··· COLLECTED DATA

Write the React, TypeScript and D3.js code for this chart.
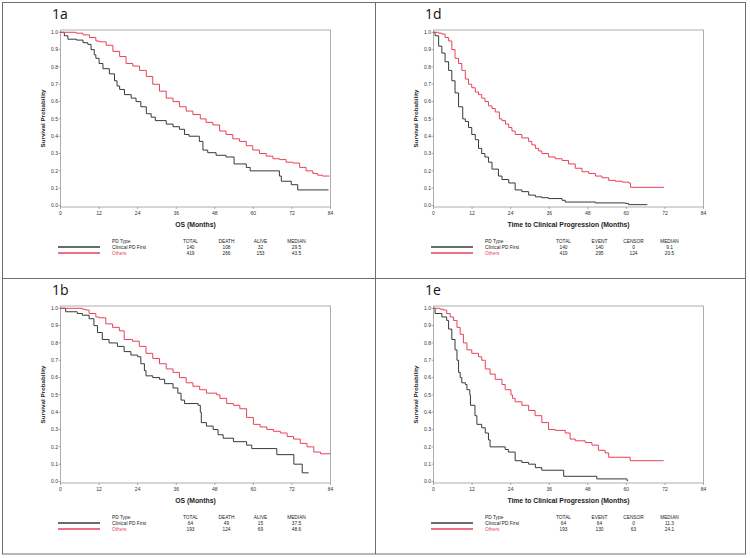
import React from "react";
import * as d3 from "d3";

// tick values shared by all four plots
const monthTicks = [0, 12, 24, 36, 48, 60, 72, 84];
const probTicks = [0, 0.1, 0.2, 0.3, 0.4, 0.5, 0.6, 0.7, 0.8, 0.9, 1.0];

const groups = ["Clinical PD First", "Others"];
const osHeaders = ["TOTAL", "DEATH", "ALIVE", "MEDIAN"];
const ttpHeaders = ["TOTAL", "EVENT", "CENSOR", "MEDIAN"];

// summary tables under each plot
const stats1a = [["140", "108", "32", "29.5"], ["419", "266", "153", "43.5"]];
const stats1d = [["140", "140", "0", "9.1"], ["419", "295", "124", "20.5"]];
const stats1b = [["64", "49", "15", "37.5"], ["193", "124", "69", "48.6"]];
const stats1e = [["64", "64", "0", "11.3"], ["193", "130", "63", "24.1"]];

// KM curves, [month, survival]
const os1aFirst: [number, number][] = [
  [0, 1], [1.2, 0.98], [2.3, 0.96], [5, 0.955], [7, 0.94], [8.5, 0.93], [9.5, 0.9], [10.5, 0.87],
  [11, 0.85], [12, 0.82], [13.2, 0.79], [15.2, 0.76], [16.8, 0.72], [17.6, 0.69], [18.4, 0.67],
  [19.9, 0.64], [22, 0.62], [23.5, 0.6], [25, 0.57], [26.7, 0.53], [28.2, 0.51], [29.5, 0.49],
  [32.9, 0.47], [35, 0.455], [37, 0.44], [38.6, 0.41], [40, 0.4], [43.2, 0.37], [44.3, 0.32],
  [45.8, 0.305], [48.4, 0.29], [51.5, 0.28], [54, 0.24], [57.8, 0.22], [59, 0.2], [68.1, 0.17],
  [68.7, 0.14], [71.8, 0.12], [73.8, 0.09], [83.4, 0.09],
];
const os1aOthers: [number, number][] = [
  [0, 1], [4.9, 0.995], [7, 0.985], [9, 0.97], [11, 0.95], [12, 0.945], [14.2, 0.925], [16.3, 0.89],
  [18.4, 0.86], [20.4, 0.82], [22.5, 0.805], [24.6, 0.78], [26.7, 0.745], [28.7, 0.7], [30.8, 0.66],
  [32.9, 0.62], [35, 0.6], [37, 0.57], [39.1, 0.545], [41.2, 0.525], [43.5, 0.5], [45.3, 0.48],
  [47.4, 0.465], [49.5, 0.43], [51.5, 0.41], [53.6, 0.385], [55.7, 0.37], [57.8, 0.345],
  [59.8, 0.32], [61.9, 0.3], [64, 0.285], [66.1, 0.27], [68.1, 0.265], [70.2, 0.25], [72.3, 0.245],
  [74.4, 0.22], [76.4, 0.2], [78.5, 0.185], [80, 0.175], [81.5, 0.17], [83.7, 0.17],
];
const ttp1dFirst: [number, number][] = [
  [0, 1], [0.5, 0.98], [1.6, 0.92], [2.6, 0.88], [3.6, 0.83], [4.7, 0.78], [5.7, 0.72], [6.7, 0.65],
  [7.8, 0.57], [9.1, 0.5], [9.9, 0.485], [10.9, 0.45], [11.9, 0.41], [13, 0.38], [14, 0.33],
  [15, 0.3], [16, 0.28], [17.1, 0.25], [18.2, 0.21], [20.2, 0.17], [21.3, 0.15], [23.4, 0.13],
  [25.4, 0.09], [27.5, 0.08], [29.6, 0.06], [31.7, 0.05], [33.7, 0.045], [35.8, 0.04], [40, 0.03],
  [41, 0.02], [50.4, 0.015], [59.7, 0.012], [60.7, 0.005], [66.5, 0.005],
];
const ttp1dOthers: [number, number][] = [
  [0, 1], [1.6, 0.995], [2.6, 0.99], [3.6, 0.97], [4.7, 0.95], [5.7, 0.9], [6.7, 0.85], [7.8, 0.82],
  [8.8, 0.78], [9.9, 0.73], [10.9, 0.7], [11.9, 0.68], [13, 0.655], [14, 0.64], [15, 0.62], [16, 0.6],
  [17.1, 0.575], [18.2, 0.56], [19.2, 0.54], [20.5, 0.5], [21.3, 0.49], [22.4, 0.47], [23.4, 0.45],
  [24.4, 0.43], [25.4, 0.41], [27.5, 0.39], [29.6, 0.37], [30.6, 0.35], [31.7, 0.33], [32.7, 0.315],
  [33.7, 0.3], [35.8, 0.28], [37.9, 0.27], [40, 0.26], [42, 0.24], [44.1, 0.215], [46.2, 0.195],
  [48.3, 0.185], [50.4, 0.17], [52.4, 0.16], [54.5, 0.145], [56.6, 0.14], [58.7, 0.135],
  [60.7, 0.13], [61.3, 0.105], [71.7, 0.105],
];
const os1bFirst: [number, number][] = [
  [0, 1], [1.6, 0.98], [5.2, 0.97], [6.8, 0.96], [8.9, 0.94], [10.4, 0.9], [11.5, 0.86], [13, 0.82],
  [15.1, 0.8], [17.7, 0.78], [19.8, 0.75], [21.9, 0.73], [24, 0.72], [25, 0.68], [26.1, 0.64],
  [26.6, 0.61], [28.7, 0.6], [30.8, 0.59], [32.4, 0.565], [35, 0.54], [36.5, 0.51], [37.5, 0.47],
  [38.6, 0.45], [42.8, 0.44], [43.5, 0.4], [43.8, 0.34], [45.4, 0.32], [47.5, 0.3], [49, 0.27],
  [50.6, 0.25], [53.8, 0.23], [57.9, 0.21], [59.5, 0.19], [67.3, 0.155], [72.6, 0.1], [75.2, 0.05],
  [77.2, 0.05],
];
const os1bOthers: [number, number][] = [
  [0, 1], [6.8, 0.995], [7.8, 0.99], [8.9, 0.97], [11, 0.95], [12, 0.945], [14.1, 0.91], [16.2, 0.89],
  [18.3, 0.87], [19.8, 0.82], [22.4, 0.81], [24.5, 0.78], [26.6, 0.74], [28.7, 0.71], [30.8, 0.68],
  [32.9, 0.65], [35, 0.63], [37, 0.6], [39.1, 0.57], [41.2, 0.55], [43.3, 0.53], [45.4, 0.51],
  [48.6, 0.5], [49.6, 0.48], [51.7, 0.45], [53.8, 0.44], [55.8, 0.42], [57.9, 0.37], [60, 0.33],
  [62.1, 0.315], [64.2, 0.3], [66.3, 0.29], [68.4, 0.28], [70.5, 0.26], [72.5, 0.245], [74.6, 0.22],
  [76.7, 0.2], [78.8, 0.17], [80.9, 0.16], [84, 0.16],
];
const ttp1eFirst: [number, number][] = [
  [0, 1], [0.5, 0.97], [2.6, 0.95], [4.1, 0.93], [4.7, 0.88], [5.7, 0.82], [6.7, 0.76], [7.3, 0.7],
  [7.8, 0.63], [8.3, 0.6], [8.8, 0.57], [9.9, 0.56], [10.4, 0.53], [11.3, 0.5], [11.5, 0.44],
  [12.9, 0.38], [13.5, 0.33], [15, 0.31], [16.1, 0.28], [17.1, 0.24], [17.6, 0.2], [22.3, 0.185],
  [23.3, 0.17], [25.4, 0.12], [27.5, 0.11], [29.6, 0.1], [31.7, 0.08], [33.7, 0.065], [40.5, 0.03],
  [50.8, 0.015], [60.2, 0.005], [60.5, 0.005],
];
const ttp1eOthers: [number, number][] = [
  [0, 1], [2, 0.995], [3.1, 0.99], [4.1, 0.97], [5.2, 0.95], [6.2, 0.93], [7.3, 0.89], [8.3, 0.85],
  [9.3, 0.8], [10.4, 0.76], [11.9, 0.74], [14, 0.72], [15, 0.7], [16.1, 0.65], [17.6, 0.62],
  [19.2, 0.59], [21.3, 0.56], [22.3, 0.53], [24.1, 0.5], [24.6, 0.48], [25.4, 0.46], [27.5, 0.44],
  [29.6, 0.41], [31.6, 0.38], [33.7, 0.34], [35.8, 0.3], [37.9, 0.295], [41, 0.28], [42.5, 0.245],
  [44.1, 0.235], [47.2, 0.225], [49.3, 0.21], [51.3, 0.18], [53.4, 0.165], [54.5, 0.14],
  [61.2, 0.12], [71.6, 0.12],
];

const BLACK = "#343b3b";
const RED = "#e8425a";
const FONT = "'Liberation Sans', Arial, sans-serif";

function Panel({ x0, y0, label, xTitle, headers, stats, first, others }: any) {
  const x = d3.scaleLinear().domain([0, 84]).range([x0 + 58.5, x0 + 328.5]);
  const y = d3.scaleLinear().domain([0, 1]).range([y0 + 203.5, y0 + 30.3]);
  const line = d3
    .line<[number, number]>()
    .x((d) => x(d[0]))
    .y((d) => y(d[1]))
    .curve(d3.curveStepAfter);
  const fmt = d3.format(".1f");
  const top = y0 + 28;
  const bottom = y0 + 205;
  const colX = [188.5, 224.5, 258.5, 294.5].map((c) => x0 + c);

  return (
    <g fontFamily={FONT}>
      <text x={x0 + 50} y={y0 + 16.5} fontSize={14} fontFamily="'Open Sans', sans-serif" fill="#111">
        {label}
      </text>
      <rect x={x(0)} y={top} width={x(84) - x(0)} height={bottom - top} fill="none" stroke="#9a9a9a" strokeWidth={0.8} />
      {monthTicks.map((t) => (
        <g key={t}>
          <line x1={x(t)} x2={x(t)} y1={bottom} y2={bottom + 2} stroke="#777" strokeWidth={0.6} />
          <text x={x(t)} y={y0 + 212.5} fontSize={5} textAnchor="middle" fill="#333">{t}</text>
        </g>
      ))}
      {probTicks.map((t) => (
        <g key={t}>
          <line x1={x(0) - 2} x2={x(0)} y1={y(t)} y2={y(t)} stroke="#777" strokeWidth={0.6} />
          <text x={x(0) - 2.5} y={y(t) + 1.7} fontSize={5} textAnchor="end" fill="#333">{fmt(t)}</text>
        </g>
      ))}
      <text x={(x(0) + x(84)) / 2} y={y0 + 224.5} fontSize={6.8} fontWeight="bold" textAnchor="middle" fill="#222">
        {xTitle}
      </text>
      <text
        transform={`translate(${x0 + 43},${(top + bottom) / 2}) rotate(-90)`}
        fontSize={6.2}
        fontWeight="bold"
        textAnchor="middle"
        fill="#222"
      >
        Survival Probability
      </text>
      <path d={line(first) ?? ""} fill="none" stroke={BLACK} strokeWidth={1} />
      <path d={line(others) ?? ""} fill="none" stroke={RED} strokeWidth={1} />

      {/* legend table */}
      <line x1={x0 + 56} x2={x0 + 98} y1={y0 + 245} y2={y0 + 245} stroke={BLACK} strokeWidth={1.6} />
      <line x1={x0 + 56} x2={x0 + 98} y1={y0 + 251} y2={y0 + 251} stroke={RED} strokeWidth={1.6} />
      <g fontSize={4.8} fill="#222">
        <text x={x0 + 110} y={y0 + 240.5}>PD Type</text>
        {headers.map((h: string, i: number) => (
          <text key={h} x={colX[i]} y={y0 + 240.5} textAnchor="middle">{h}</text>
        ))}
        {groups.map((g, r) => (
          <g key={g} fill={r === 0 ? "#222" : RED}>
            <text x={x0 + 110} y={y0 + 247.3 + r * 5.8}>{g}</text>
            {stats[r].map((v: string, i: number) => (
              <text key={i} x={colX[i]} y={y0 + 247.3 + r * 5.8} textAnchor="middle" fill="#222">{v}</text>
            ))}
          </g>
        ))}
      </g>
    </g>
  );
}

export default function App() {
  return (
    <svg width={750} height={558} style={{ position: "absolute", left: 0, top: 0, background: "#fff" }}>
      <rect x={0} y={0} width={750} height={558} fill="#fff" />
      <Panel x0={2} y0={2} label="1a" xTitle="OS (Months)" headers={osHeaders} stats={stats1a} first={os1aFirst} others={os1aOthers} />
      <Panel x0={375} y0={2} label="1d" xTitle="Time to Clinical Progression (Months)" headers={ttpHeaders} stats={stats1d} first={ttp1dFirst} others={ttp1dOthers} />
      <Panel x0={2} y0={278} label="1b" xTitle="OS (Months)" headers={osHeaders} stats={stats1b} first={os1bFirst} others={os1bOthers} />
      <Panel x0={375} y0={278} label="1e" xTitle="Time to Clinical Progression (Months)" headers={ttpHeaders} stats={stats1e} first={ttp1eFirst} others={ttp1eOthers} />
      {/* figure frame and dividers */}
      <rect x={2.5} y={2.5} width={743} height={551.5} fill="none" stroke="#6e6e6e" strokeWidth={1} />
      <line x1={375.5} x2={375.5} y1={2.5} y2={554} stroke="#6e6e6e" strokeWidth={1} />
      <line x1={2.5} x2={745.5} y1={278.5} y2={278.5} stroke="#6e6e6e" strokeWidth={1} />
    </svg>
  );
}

······

Scan the material above for the string "React" and return the lines that hold it.

Write the React, TypeScript and D3.js code for this chart.
import React from "react";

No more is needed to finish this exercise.